Apple’s 2023 paper made this possible

The third enabling condition is a research paper: LLM in a Flash: Efficient Large Language Model Inference with Limited Memory, published by Apple researchers in 2023. The paper specifically addresses running models larger than available DRAM by streaming parameters from flash memory on demand. It describes optimisations around contiguous chunk reads and minimising transfer volume that are directly applicable to Apple Silicon’s storage architecture.

Flash-MoE is that paper’s thesis built into production code. Dan Woods used Claude Code and a variant of Andrej Karpathy’s autoresearch pattern – feeding the paper to an LLM and running automated experiments – to produce Metal compute kernels implementing the streaming approach. The result is pure C and Metal, Apple Silicon only.

The three conditions together: MoE sparsity reduces how much you need at any moment; Apple Silicon’s unified memory architecture makes SSD-to-GPU transfer fast; the 2023 paper provided the algorithmic framework for doing it efficiently. Remove any one of them and the technique doesn’t work.

What the benchmarks mean

On M1 Ultra, the model scores: MMLU 87.86%, GPQA Diamond 82.32%, GSM8K 86.43%, IFEval 75.90%.

The GPQA Diamond number is the one worth pausing on. GPQA Diamond tests graduate-level reasoning in physics, chemistry, and biology – it’s specifically designed to be hard enough that domain experts struggle with it. At 82.32%, this model is competitive with frontier models. Claude Opus 4.6 scores 87.4% on the same benchmark; Sonnet 4.6 scores 74.1%.

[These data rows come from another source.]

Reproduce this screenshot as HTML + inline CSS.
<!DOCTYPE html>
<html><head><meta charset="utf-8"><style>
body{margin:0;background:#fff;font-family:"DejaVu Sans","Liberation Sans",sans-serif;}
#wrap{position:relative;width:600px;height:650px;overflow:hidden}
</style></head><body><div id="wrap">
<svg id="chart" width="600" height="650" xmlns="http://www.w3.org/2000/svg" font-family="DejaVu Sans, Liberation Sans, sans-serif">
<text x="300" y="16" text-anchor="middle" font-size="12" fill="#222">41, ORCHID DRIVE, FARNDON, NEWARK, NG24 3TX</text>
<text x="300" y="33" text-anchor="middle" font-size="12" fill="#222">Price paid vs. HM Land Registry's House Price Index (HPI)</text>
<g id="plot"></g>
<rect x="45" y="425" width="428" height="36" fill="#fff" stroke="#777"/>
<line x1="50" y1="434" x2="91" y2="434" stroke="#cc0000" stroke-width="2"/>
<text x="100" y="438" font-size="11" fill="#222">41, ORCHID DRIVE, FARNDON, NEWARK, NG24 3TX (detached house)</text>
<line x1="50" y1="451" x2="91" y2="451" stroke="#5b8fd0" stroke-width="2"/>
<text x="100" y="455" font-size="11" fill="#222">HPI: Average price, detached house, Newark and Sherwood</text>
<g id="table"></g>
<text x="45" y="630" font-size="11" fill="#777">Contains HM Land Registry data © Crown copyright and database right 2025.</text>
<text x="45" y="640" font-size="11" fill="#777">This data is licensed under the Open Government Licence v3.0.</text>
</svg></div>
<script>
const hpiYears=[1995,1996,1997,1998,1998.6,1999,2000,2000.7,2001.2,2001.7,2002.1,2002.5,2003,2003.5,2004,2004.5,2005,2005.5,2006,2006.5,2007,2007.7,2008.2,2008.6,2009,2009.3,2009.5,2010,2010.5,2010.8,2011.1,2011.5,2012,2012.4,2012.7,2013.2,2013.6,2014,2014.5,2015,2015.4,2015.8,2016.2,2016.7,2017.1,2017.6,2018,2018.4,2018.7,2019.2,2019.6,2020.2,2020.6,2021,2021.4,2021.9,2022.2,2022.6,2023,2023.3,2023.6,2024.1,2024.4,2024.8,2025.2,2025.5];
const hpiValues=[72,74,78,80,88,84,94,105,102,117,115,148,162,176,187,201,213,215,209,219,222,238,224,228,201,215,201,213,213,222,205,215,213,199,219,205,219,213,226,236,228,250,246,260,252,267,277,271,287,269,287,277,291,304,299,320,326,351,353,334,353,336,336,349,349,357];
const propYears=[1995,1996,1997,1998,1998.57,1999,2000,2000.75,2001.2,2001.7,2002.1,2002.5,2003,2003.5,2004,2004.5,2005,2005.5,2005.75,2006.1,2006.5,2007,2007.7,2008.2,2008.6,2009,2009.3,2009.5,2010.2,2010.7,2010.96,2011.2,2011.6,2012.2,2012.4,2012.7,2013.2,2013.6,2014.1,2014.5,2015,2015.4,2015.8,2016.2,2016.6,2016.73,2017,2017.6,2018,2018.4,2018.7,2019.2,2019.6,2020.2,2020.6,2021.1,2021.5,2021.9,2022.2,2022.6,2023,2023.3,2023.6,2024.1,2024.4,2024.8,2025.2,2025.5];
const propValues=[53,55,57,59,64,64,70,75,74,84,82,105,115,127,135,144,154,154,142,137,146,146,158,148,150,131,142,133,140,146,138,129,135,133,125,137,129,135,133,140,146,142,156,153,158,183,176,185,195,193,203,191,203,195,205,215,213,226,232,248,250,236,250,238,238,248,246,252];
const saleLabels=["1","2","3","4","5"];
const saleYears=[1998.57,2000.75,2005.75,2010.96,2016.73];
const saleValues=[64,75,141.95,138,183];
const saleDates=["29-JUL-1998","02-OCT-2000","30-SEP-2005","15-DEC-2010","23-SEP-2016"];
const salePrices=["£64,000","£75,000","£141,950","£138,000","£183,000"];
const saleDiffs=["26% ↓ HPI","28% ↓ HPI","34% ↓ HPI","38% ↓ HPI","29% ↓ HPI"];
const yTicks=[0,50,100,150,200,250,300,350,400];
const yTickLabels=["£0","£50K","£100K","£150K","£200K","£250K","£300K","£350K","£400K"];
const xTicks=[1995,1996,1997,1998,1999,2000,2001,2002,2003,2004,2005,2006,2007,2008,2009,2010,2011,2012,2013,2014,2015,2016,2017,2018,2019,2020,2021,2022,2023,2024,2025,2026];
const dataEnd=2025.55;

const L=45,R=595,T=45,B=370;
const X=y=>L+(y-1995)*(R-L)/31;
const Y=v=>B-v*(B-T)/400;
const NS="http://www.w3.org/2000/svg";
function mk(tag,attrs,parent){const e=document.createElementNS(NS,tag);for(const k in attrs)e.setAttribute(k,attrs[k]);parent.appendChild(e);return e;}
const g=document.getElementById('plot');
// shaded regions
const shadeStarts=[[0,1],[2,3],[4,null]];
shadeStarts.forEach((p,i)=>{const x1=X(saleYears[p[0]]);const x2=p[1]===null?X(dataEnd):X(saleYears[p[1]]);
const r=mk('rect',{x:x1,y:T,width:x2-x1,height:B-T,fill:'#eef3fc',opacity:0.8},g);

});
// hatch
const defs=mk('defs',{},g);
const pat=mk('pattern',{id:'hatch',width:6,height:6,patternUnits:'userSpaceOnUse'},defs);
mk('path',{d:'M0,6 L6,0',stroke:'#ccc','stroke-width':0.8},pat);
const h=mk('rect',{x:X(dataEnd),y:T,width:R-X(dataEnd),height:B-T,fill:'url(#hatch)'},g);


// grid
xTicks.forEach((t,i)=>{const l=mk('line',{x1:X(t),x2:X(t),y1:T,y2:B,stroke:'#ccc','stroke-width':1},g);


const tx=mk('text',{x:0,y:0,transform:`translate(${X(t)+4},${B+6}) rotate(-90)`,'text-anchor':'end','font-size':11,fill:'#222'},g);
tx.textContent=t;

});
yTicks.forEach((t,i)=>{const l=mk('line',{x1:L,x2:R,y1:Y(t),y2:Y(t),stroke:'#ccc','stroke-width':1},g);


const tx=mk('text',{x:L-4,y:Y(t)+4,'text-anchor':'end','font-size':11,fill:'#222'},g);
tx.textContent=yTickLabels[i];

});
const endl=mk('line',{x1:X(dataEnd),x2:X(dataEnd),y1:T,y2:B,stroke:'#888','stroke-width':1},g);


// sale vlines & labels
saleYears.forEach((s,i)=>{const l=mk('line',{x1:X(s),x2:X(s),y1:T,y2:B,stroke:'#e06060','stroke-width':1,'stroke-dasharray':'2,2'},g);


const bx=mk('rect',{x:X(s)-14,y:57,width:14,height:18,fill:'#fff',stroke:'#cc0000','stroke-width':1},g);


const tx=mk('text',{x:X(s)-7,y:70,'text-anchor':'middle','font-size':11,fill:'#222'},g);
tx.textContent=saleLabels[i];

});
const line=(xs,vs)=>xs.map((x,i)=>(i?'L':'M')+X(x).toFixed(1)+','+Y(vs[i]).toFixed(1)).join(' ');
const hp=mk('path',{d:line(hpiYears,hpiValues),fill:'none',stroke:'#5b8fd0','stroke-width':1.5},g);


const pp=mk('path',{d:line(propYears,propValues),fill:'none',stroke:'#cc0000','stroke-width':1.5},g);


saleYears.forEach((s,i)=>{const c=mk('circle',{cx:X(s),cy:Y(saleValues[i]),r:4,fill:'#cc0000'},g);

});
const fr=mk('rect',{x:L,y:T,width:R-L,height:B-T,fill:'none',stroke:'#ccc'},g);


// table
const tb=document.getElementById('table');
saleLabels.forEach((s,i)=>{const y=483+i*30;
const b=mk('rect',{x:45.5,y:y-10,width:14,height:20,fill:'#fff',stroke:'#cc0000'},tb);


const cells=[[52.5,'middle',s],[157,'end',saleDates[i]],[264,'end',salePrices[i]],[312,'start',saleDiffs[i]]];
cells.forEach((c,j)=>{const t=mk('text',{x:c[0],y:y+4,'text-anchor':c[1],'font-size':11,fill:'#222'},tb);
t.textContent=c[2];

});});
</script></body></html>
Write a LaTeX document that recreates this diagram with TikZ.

Running on hardware that costs around $2,000 (48GB MacBook Pro M3). With 5.5GB of active RAM. On a consumer laptop.

The caveat the HN thread raises is real: the 2-bit quantization used in the original version showed quality degradation in longer sessions and initially broke tool calling. The 4-bit version (209GB on disk) resolves the tool calling issue, and community testing on similar-BPW quants shows that quality at this quantization level is viable for real workloads – with the usual caveat that error compounds over very long sessions.

What this changes about hardware selection

The conventional advice for local inference has been: buy as much RAM as you can. An M1 Max 64GB beats an M1 Max 32GB because you can fit larger models.

That advice still holds for dense models. If you’re running Llama 3 70B at Q4 or similar, RAM is your constraint and more is better.

For Flash-MoE specifically, the calculus inverts. You want fast NVMe, not maximum RAM. The M3 MacBook Pro with 48GB outperforms the M1 Max 64GB on this workload because its storage is faster, not because of RAM.

More broadly: the relevant constraint shifts depending on the workload. Dense models are RAM-bound. Flash-MoE is SSD-bandwidth-bound. Buying hardware based on a single axis – “more RAM is always better” – will miss the real bottleneck for workloads like this one.

The practical threshold today

At 5.5 tokens/second, Flash-MoE on an M3 MacBook Pro is viable for batch workloads where latency per token doesn’t matter: document analysis, research pipelines, batch classification, anything you queue and don’t watch. It’s not comfortable for interactive chat – most people notice when responses arrive slower than roughly 10 tokens/second.

For interactive use, you need M1 Ultra or better to clear that threshold.

For standard models up to 48GB at Q4 – Llama 3 70B, Qwen 32B, similar – an M1 Max 64GB remains the right call. RAM is the bottleneck there, and Flash-MoE’s SSD streaming doesn’t apply to dense models in the same way.

The interesting direction is what happens as this technique matures. The Anemll fork is moving independently. The quantization approaches are improving. The M3 Ultra, when it appears, will have both high NVMe bandwidth and maximum RAM. The combination could push interactive speeds on models at this capability level into genuinely useful territory.

The fundamental trade-off – 5.5GB active RAM, frontier-competitive quality, $2,000 hardware – is already real. The speed is the remaining constraint, and speed follows from silicon iteration.

Code: danveloper/flash-moe and Anemll/flash-moe. Research basis: LLM in a Flash (Apple, 2023). Simon Willison’s writeup: simonwillison.net.